Sydney Is Finally Proposing An Action Plan For Startups

Frederique Bros
on 5 August 2015

2015 Global Startup Ecosystem Rankings revealed Sydney and Melbourne have fallen sharply down the rankings as centres of startup innovation. Sydney is the only Australian city inside the top 20, at #16, and Melbourne has dropped outside of the top 20.

“This is a great conversation opener and it’s good to see growing recognition amongst our political leaders that startups hold the key to Australia’s economic future.  Startups could contribute up to $US109 billion in growth to the economy, and 540,000 new jobs over the next two decades and Sydney’s local economy stands to gain enormously from this growth,” CEO of StartupAUS, Peter Bradd said. 

“However these outcomes are by no means guaranteed. We urgently need to do more to develop our ecosystem within cities and within the broader state economies to ensure we don’t fall further behind our counterparts in the global startup ecosystem. This means acting now and it means far greater collaboration between governments and the private sector.”  

Mr Bradd acknowledged Brisbane City’s agenda-setting 2020 plan as a valuable example of successful local government-driven startup initiatives. 

“Brisbane Marketing’s 2020 plan has been quite successful and provides a good example of what focused effort at the local government level can achieve.  It would be powerful to see collaboration between cities and states and all levels of government to strengthen our startup ecosystem.  When it comes to attracting and retaining entrepreneurs and investment capital, the real competition is not between Australian cities or states, but rather on the global stage.” 

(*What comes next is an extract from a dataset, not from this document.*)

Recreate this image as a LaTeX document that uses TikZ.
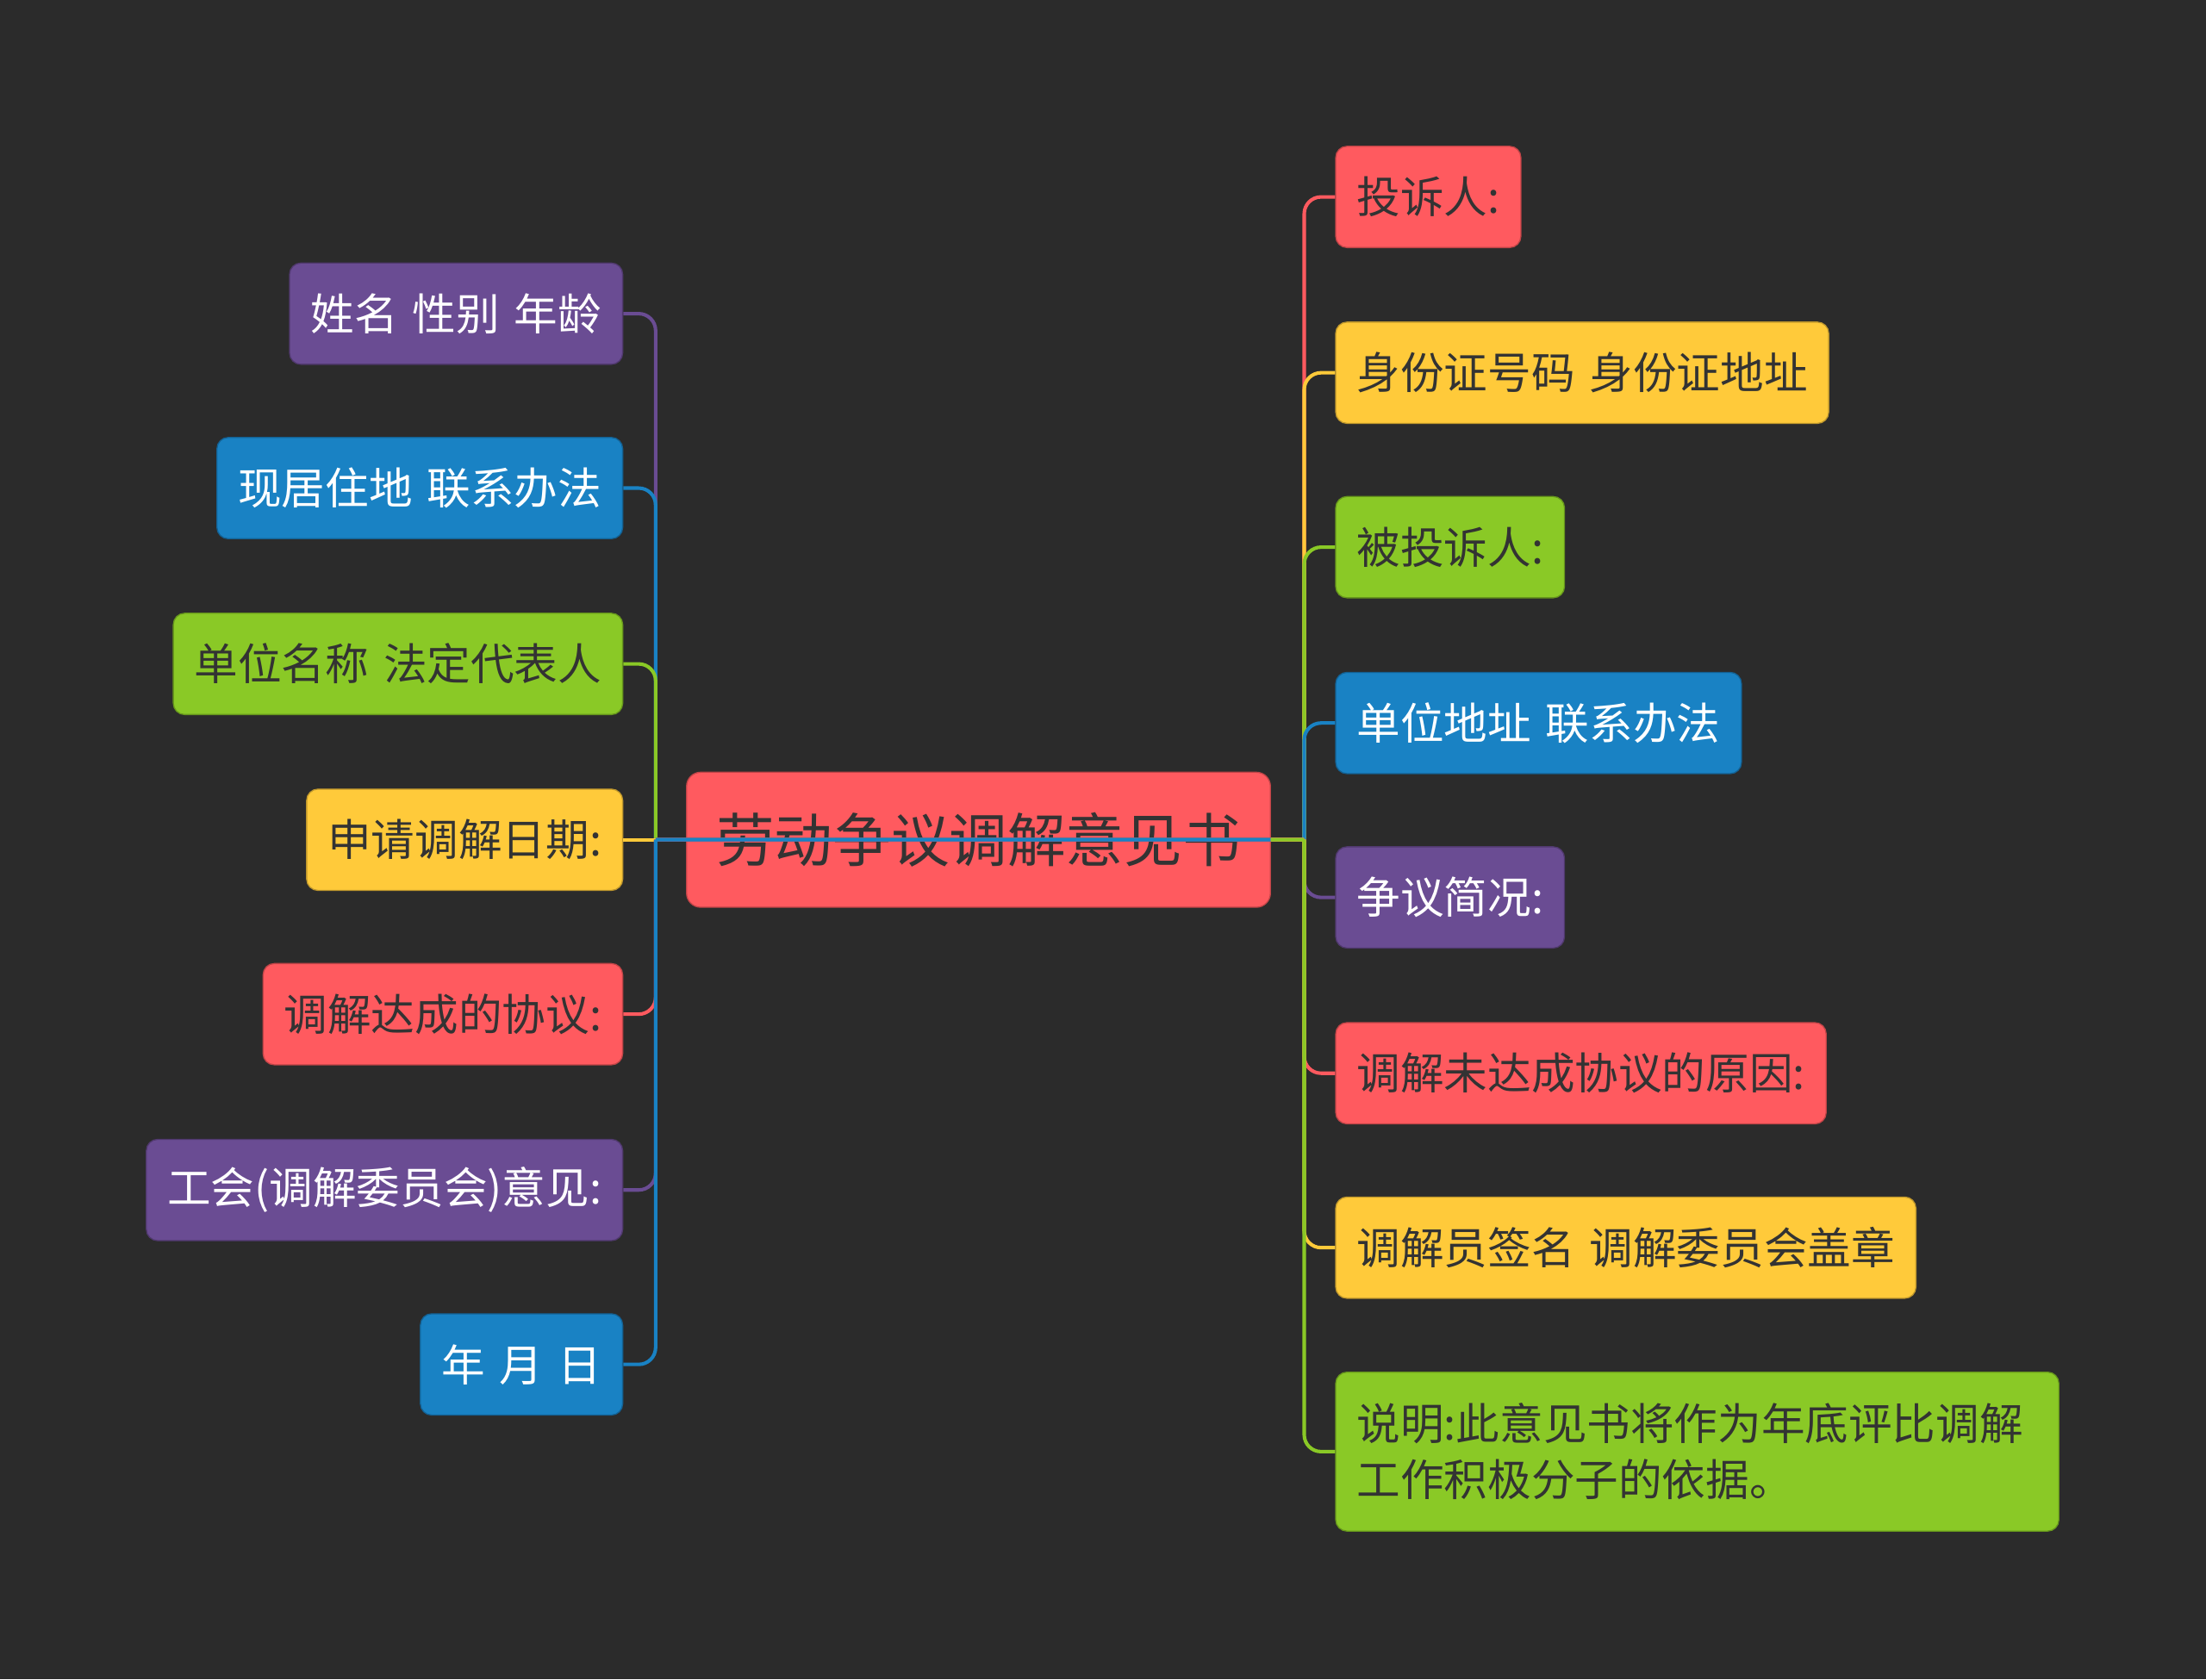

The City of Sydney’s draft plan outlines a focus on building a strong entrepreneurial culture and community, creating skilled and connected entrepreneurs, increasing the startup ecosystem density, supporting entrepreneurs’ access to funding, and developing technology entrepreneurs’ access to markets.  

Mr Bradd said the City of Sydney plan aligns with the recommendations that StartupAUS’ Crossroads 2015 report, which recommended that Australia’s political organisations look to:

  • Grow our pipeline of Australian entrepreneurs 
  • Improve entrepreneurship education 
  • Increase the number of ICT professionals
  • Increase availability of early-stage capital to startups
  • Address legal and regulatory impediments
  • Increase collaboration and international connectedness
  • Create a national innovation agency 

“StartupAUS would like to see the Plan passed by Sydney Council, and other Australian cities to follow suit.”

“To maximise the success we’d like to see far greater collaboration between local, State and Federal government – to the benefit of all Australians.  

“If the various levels of NSW government were to work together to create a precinct-like environment within Sydney that housed a large concentration of startups as we have seen in New Zealand or the Mars precinct in Canada, then we would enjoy the benefits of scale and collaboration between Australia’s most innovative companies,” Mr Bradd added.